Short problem
Produce nothing but an exact copy of the lines from the one containing "Write the React, TypeScript" through the one containing "const canvasRef = useRef<HTMLCanvasElement", and do not carry over pictures.

Records supplied
⟨

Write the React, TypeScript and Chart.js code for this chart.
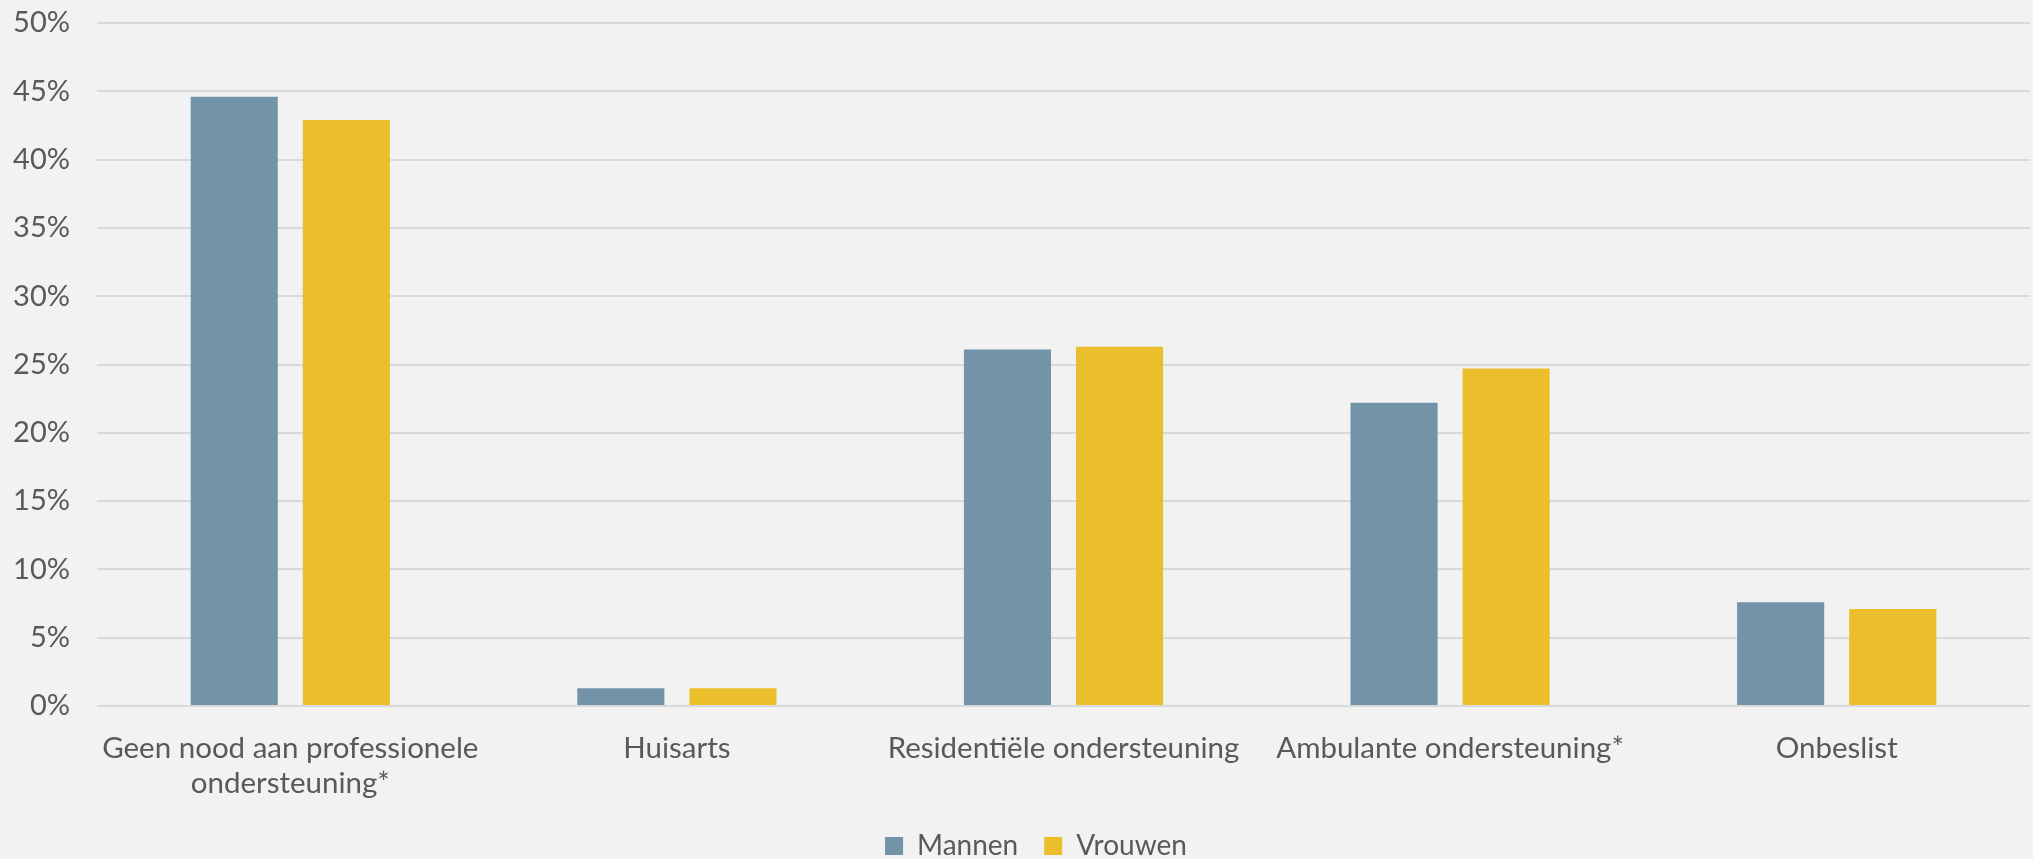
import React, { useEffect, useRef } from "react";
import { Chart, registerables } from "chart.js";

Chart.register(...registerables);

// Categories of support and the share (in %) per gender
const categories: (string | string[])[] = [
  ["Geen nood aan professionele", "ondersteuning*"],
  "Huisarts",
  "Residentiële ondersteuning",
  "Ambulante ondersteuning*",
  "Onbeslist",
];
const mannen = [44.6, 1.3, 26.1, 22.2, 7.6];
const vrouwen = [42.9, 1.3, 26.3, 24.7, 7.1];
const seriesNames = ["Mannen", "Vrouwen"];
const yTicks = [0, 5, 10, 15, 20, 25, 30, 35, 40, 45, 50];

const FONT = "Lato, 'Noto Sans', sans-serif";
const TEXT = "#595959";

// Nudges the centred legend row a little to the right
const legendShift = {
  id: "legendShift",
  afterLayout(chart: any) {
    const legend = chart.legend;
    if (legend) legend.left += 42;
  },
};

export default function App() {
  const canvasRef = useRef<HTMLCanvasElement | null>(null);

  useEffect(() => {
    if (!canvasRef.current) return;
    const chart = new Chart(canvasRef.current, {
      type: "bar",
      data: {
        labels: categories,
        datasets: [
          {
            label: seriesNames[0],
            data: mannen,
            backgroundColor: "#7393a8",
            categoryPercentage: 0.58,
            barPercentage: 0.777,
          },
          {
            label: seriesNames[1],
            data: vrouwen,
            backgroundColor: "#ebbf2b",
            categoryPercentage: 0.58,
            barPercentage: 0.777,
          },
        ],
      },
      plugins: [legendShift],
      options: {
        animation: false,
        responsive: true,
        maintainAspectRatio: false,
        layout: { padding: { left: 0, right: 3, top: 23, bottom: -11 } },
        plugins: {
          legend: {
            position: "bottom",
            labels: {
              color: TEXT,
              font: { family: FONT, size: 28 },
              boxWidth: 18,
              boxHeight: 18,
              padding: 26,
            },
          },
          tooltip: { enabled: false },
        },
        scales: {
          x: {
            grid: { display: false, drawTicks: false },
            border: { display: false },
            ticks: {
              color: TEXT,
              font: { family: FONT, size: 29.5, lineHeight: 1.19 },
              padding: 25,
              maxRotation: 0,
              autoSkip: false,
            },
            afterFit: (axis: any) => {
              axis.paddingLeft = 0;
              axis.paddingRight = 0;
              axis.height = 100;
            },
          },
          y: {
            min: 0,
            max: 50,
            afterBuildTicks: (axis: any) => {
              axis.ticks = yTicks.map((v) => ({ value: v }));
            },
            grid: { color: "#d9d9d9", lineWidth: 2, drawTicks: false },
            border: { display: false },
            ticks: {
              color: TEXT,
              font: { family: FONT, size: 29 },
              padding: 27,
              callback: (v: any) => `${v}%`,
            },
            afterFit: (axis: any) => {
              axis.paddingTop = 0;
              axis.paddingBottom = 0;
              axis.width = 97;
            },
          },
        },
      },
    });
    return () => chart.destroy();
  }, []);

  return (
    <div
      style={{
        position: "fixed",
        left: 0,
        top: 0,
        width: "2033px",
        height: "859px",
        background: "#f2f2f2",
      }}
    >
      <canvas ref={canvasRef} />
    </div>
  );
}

⟩
⟨

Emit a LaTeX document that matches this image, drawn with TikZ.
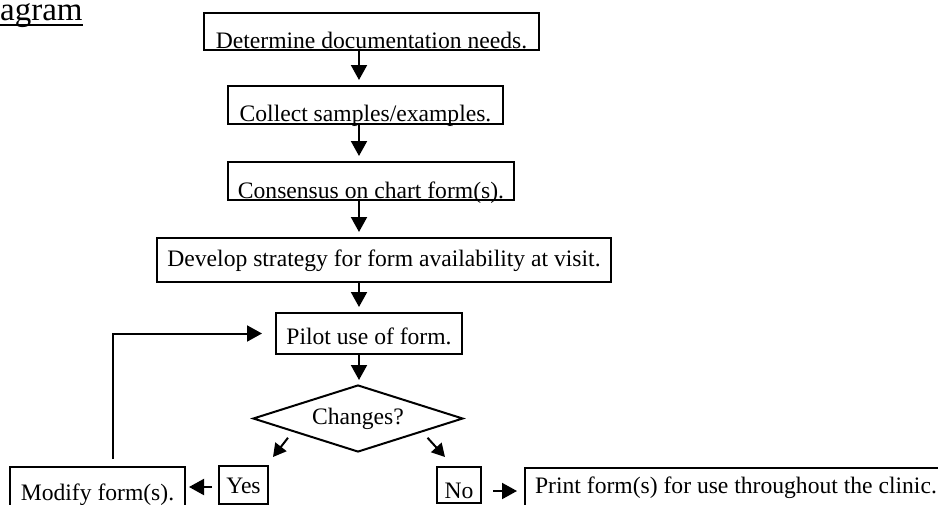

⟩
⟨

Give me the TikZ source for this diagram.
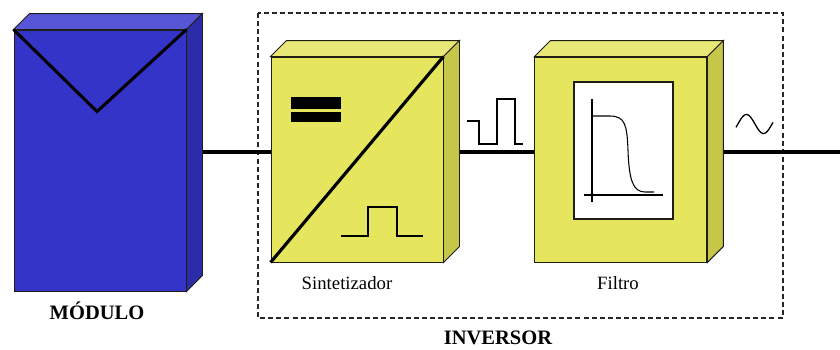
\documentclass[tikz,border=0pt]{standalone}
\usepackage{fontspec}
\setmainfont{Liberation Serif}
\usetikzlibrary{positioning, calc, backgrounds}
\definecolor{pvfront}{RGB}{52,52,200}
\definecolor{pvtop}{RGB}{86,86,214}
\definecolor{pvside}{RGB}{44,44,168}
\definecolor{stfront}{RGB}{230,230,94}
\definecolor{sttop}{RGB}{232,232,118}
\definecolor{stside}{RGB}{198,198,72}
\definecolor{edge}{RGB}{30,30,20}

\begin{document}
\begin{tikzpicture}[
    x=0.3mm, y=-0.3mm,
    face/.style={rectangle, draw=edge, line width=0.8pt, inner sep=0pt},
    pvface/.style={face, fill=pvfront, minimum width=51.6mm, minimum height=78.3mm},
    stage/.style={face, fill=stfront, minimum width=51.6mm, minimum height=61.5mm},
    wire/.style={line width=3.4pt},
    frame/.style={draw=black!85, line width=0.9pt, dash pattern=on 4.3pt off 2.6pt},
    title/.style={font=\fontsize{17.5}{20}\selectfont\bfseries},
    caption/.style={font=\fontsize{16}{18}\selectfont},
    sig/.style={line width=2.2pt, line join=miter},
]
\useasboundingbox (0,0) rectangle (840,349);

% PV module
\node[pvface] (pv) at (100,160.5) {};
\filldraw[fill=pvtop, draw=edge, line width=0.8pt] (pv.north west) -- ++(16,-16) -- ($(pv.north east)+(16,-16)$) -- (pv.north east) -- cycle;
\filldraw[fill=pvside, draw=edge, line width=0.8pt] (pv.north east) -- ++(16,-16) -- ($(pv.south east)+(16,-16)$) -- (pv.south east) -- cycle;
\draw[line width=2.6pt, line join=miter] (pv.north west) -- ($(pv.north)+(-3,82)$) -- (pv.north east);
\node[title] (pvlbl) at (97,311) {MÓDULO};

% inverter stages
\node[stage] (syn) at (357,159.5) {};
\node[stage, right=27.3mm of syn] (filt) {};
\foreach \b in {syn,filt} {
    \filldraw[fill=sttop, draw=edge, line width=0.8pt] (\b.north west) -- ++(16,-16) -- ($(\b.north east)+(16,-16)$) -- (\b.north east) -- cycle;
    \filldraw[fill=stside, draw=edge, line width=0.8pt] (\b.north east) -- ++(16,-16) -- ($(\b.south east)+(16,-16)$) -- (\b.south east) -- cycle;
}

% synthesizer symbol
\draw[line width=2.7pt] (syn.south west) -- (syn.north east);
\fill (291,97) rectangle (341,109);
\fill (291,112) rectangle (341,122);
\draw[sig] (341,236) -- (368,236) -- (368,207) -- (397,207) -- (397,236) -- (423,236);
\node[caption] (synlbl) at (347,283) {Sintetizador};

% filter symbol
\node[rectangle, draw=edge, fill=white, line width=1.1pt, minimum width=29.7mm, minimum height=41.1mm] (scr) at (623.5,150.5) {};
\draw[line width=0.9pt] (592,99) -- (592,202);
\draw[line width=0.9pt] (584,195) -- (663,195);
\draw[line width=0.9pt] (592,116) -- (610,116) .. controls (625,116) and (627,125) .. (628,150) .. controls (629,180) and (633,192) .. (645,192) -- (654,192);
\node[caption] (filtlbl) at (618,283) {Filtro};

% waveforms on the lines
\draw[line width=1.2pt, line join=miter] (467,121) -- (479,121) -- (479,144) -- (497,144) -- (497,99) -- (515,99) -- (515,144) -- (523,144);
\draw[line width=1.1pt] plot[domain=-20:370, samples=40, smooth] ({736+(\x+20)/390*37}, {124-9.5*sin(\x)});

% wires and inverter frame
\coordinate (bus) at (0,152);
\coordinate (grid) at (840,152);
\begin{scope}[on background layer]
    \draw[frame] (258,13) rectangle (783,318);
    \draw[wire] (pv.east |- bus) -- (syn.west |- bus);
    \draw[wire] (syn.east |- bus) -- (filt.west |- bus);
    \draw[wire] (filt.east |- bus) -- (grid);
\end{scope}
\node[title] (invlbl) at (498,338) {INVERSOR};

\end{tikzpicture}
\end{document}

⟩

Response to the exercise
Write the React, TypeScript and Chart.js code for this chart.
import React, { useEffect, useRef } from "react";
import { Chart, registerables } from "chart.js";

Chart.register(...registerables);

// Categories of support and the share (in %) per gender
const categories: (string | string[])[] = [
  ["Geen nood aan professionele", "ondersteuning*"],
  "Huisarts",
  "Residentiële ondersteuning",
  "Ambulante ondersteuning*",
  "Onbeslist",
];
const mannen = [44.6, 1.3, 26.1, 22.2, 7.6];
const vrouwen = [42.9, 1.3, 26.3, 24.7, 7.1];
const seriesNames = ["Mannen", "Vrouwen"];
const yTicks = [0, 5, 10, 15, 20, 25, 30, 35, 40, 45, 50];

const FONT = "Lato, 'Noto Sans', sans-serif";
const TEXT = "#595959";

// Nudges the centred legend row a little to the right
const legendShift = {
  id: "legendShift",
  afterLayout(chart: any) {
    const legend = chart.legend;
    if (legend) legend.left += 42;
  },
};

export default function App() {
  const canvasRef = useRef<HTMLCanvasElement | null>(null);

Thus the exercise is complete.